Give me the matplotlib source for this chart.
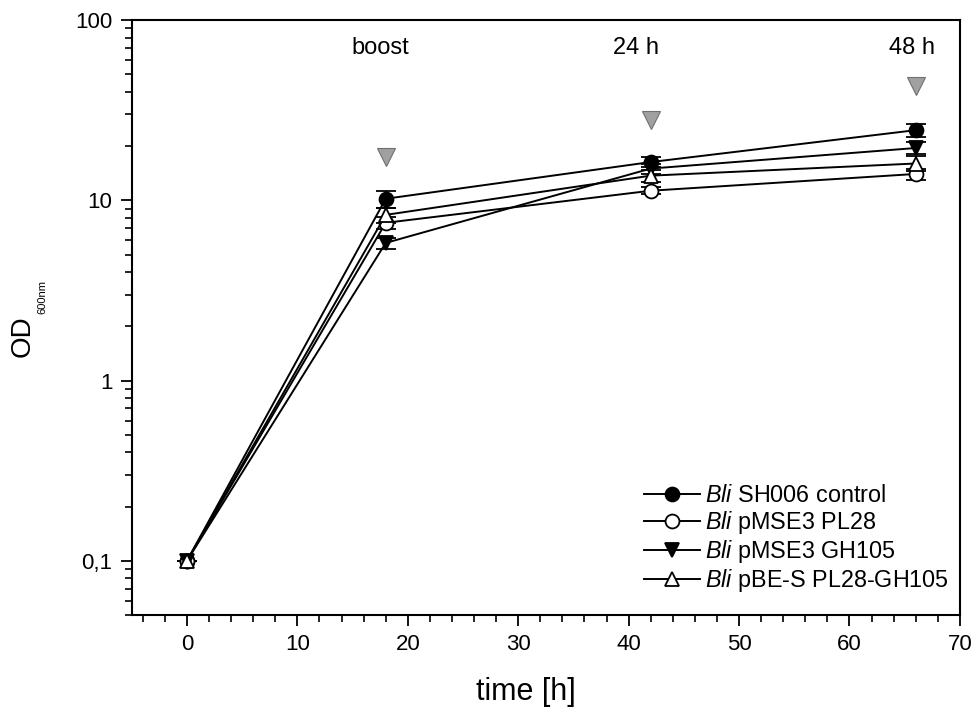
import matplotlib
matplotlib.use("Agg")
import matplotlib.pyplot as plt
from matplotlib.lines import Line2D
from matplotlib.ticker import FixedLocator, FuncFormatter, LogLocator, MultipleLocator, NullFormatter

plt.rcParams['font.family'] = ['Liberation Sans', 'DejaVu Sans']
plt.rcParams['mathtext.fontset'] = 'custom'
plt.rcParams['mathtext.rm'] = 'Liberation Sans'
plt.rcParams['mathtext.it'] = 'Liberation Sans:italic'

time_h = [0, 18, 42, 66]
series_labels = [r"$\it{Bli}$ SH006 control", r"$\it{Bli}$ pMSE3 PL28",
                 r"$\it{Bli}$ pMSE3 GH105", r"$\it{Bli}$ pBE-S PL28-GH105"]
control = [0.1, 10.2, 16.3, 24.5]
control_err = [0.0, 1.1, 1.0, 2.0]
pl28 = [0.1, 7.5, 11.3, 14.0]
pl28_err = [0.0, 0.6, 0.5, 1.0]
gh105 = [0.1, 5.8, 15.0, 19.5]
gh105_err = [0.0, 0.4, 1.0, 1.5]
pbes = [0.1, 8.3, 13.7, 16.0]
pbes_err = [0.0, 0.8, 1.0, 1.5]

event_x = [18, 42, 66]
event_y = [17.3, 28.0, 43.0]
label_x = [17.5, 40.7, 65.7]
label_y = [70, 70, 70]
event_labels = ["boost", "24 h", "48 h"]

fig = plt.figure(figsize=(9.76, 7.16), dpi=100)
ax = fig.add_axes([0.135, 0.141, 0.8485, 0.831])

styles = [
    dict(marker='o', mfc='black', mec='black'),
    dict(marker='o', mfc='white', mec='black'),
    dict(marker='v', mfc='black', mec='black'),
    dict(marker='^', mfc='white', mec='black'),
]
data = [(control, control_err), (pl28, pl28_err), (gh105, gh105_err), (pbes, pbes_err)]
handles = []
for (vals, errs), st, lab in zip(data, styles, series_labels):
    ax.errorbar(time_h, vals, yerr=errs, color='black', lw=1.4, ms=10,
                mew=1.3, capsize=7, capthick=1.8, elinewidth=1.4,
                zorder=3, **st)
    handles.append(Line2D([], [], color='black', lw=1.4, ms=10, mew=1.3,
                          label=lab, **st))

ax.plot(event_x, event_y, linestyle='none', marker='v', ms=13,
        mfc='#a0a0a0', mec='#707070', mew=0.8, zorder=4)
for x, y, t in zip(label_x, label_y, event_labels):
    ax.text(x, y, t, ha='center', va='center', fontsize=17)

ax.set_yscale('log')
ax.set_xlim(-5, 70)
ax.set_ylim(0.05, 100)
ax.xaxis.set_major_locator(MultipleLocator(10))
ax.xaxis.set_minor_locator(MultipleLocator(2))
ax.yaxis.set_major_locator(FixedLocator([0.1, 1, 10, 100]))
ax.yaxis.set_minor_locator(LogLocator(base=10, subs=range(2, 10)))
ax.yaxis.set_minor_formatter(NullFormatter())
ax.yaxis.set_major_formatter(FuncFormatter(lambda v, p: {0.1: "0,1", 1: "1", 10: "10", 100: "100"}.get(round(v, 3), "")))

ax.tick_params(which='major', direction='out', length=8, width=1.3, labelsize=16, pad=6)
ax.tick_params(which='minor', direction='out', length=5, width=1.2)
for s in ax.spines.values():
    s.set_linewidth(1.5)

fig.text(526 / 976, 1 - 692 / 716, "time [h]", fontsize=22, ha='center', va='center')
fig.text(23 / 976, 1 - 336 / 716, "OD", rotation=90, fontsize=20, ha='center', va='center')
fig.text(42 / 976, 1 - 297 / 716, "600nm", rotation=90, fontsize=8, ha='center', va='center')

leg = ax.legend(handles=handles, loc='lower right', bbox_to_anchor=(1.012, 0.0),
                frameon=False, fontsize=16.8, handlelength=2.4, labelspacing=0.08,
                handletextpad=0.2)

fig.savefig("out.png", dpi=100)
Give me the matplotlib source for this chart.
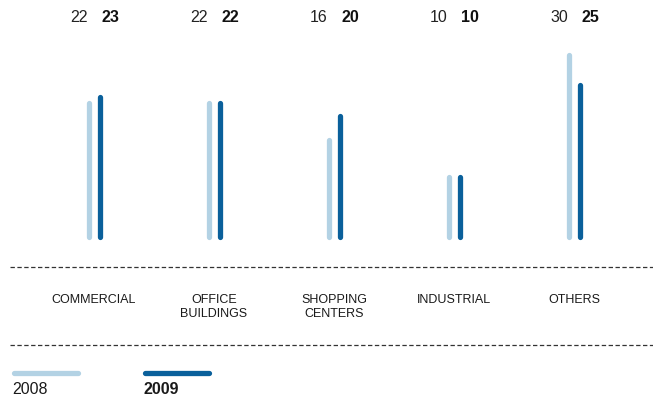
import matplotlib
matplotlib.use('Agg')
import matplotlib.pyplot as plt
from matplotlib.lines import Line2D

plt.rcParams['font.family'] = ['Liberation Sans', 'DejaVu Sans']

categories = ['COMMERCIAL', 'OFFICE\nBUILDINGS', 'SHOPPING\nCENTERS', 'INDUSTRIAL', 'OTHERS']
vals_2008 = [22, 22, 16, 10, 30]
vals_2009 = [23, 22, 20, 10, 25]
years = ['2008', '2009']

c_2008 = '#b3d2e4'
c_2009 = '#0a609b'
W, H = 653, 396

fig = plt.figure(figsize=(W / 100, H / 100), dpi=100)

# bar area: top of figure down to the bar base
ax = fig.add_axes([0, 1 - 237.5 / H, 1, 237.5 / H])
ax.set_xlim(-94 / 120, (W - 94) / 120)
ax.set_ylim(0, 237.5 / 6.1)
ax.axis('off')

off = 11 / 120 / 2
for i in range(len(categories)):
    for x, v, c in [(i - off, vals_2008[i], c_2008), (i + off, vals_2009[i], c_2009)]:
        ln = Line2D([x, x], [0, v], color=c, lw=3.8, solid_capstyle='round', clip_on=False)
        ax.add_line(ln)
    ax.text(i - 0.125, 1 - 18 / 237.5, str(vals_2008[i]), transform=ax.get_xaxis_transform(),
            ha='center', va='center', fontsize=11.5, color='#222222')
    ax.text(i + 0.135, 1 - 18 / 237.5, str(vals_2009[i]), transform=ax.get_xaxis_transform(),
            ha='center', va='center', fontsize=11.5, color='#111111', fontweight='bold')

# category labels below the first dashed rule
for i, cat in enumerate(categories):
    xf = (94 + 120 * i) / W
    fig.text(xf, 1 - 294 / H, cat, ha='center', va='top', fontsize=9,
             color='#1a1a1a', linespacing=1.2)

# dashed rules
for yp in [267, 345]:
    fig.add_artist(Line2D([10 / W, 1], [1 - yp / H] * 2, transform=fig.transFigure,
                          color='#333333', lw=0.9, ls=(0, (3.5, 2))))

# legend
for j, (yr, c) in enumerate(zip(years, [c_2008, c_2009])):
    x0 = 14 + 131 * j
    fig.add_artist(Line2D([x0 / W, (x0 + 64) / W], [1 - 373 / H] * 2, transform=fig.transFigure,
                          color=c, lw=3.8, solid_capstyle='round'))
    fig.text((x0 - 2) / W, 1 - 389 / H, yr, ha='left', va='center', fontsize=11.5,
             color='#1a1a1a', fontweight='bold' if j == 1 else 'normal')

fig.savefig('out.png', dpi=100)
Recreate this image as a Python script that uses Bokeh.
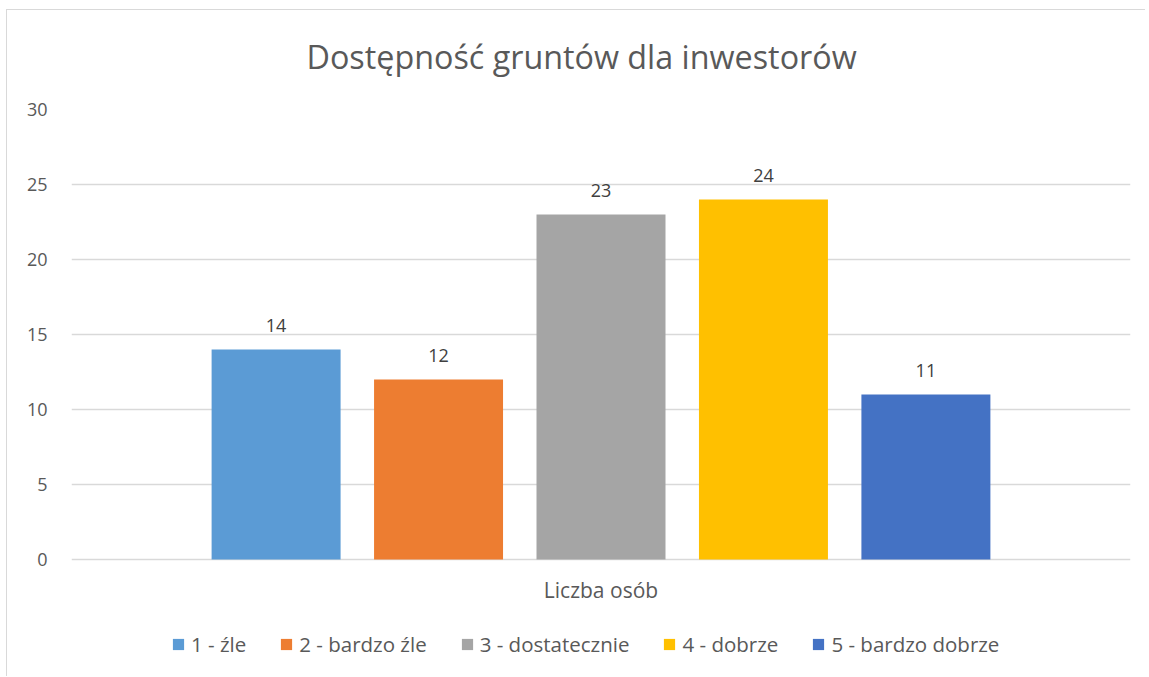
from bokeh.plotting import figure
from bokeh.models import (FactorRange, Range1d, ColumnDataSource, LabelSet, Legend, LegendItem,
                          FixedTicker)
from bokeh.core.properties import value
from bokeh.transform import dodge
from bokeh.embed import file_html
from bokeh.resources import INLINE

title = "Dostępność gruntów dla inwestorów"
group = "Liczba osób"
categories = ["1 - źle", "2 - bardzo źle", "3 - dostatecznie", "4 - dobrze", "5 - bardzo dobrze"]
values = [14, 12, 23, 24, 11]
colors = ["#5B9BD5", "#ED7D31", "#A5A5A5", "#FFC000", "#4472C4"]
y_ticks = [0, 5, 10, 15, 20, 25, 30]

FONT = "Open Sans"
TXT = "#595959"

p = figure(width=1145, height=676, x_range=FactorRange(factors=[group], range_padding=0),
           y_range=Range1d(-7.8, 30), output_backend="svg", toolbar_location=None,
           min_border_left=71, min_border_right=15, min_border_top=109, min_border_bottom=0)
# chart-area border (light grey lines at the top and the left, as in the reference)
p.styles = {"background": "linear-gradient(#d9d9d9, #d9d9d9) 6px 9px / 100% 1px no-repeat, "
                          "linear-gradient(#d9d9d9, #d9d9d9) 6px 9px / 1px 100% no-repeat"}
p.border_fill_color = None
p.background_fill_color = None
p.outline_line_color = None

p.title.text = title
p.title.align = "left"
p.title.offset = 235
p.title.standoff = 63
p.title.text_font = FONT
p.title.text_font_size = "32.3px"
p.title.text_font_style = "normal"
p.title.text_color = TXT

step = 0.1534
bw = 0.1218
items = []
for i, (c, v, col) in enumerate(zip(categories, values, colors)):
    src = ColumnDataSource(dict(x=[group], top=[v], lab=[str(v)]))
    off = (i - 2) * step
    r = p.vbar(x=dodge("x", off, range=p.x_range), top="top", width=bw, source=src,
               fill_color=col, line_color=None)
    items.append(LegendItem(label=c, renderers=[r]))
    lbl = LabelSet(x=dodge("x", off, range=p.x_range), y="top", text="lab", source=src,
                   text_align="center", text_baseline="alphabetic", y_offset=18,
                   text_font_size="18px", text_color="#404040", text_font=value(FONT))
    p.add_layout(lbl)

# category label of the x axis (axis itself hidden because the frame is extended for the legend)
cat_src = ColumnDataSource(dict(x=[group], y=[0], lab=[group]))
p.add_layout(LabelSet(x="x", y="y", text="lab", source=cat_src, text_align="center",
                      text_baseline="alphabetic", y_offset=-38, text_font_size="21px",
                      text_color=TXT, text_font=value(FONT)))
p.xaxis.visible = False

p.yaxis.ticker = FixedTicker(ticks=y_ticks)
p.ygrid.ticker = FixedTicker(ticks=y_ticks)
p.xgrid.grid_line_color = None
p.ygrid.grid_line_color = "#d9d9d9"
p.ygrid.grid_line_width = 1.5

ax = p.yaxis[0]
ax.axis_line_color = None
ax.major_tick_line_color = None
ax.minor_tick_line_color = None
ax.major_label_text_font = FONT
ax.major_label_text_color = TXT
ax.major_label_text_font_size = "18px"
ax.major_label_standoff = 18

legend = Legend(items=items, orientation="horizontal", location=(100, 18),
                label_text_font=FONT, label_text_font_size="20.5px", label_text_color=TXT,
                glyph_width=14, glyph_height=14, label_standoff=6, spacing=33,
                border_line_color=None, background_fill_alpha=0, margin=0, padding=0)
p.add_layout(legend, "center")

open("out.html", "w").write(file_html(p, INLINE))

◆ **STATED TASK**:
Take out nothing but the lines from the one containing "Recreate this image" to the one containing "p.outline_line_color = None", inclusive, retyped exactly. Drop the pictures.

◆ **RESULT FOR THIS EXERCISE**:
Recreate this image as a Python script that uses Bokeh.
from bokeh.plotting import figure
from bokeh.models import (FactorRange, Range1d, ColumnDataSource, LabelSet, Legend, LegendItem,
                          FixedTicker)
from bokeh.core.properties import value
from bokeh.transform import dodge
from bokeh.embed import file_html
from bokeh.resources import INLINE

title = "Dostępność gruntów dla inwestorów"
group = "Liczba osób"
categories = ["1 - źle", "2 - bardzo źle", "3 - dostatecznie", "4 - dobrze", "5 - bardzo dobrze"]
values = [14, 12, 23, 24, 11]
colors = ["#5B9BD5", "#ED7D31", "#A5A5A5", "#FFC000", "#4472C4"]
y_ticks = [0, 5, 10, 15, 20, 25, 30]

FONT = "Open Sans"
TXT = "#595959"

p = figure(width=1145, height=676, x_range=FactorRange(factors=[group], range_padding=0),
           y_range=Range1d(-7.8, 30), output_backend="svg", toolbar_location=None,
           min_border_left=71, min_border_right=15, min_border_top=109, min_border_bottom=0)
# chart-area border (light grey lines at the top and the left, as in the reference)
p.styles = {"background": "linear-gradient(#d9d9d9, #d9d9d9) 6px 9px / 100% 1px no-repeat, "
                          "linear-gradient(#d9d9d9, #d9d9d9) 6px 9px / 1px 100% no-repeat"}
p.border_fill_color = None
p.background_fill_color = None
p.outline_line_color = None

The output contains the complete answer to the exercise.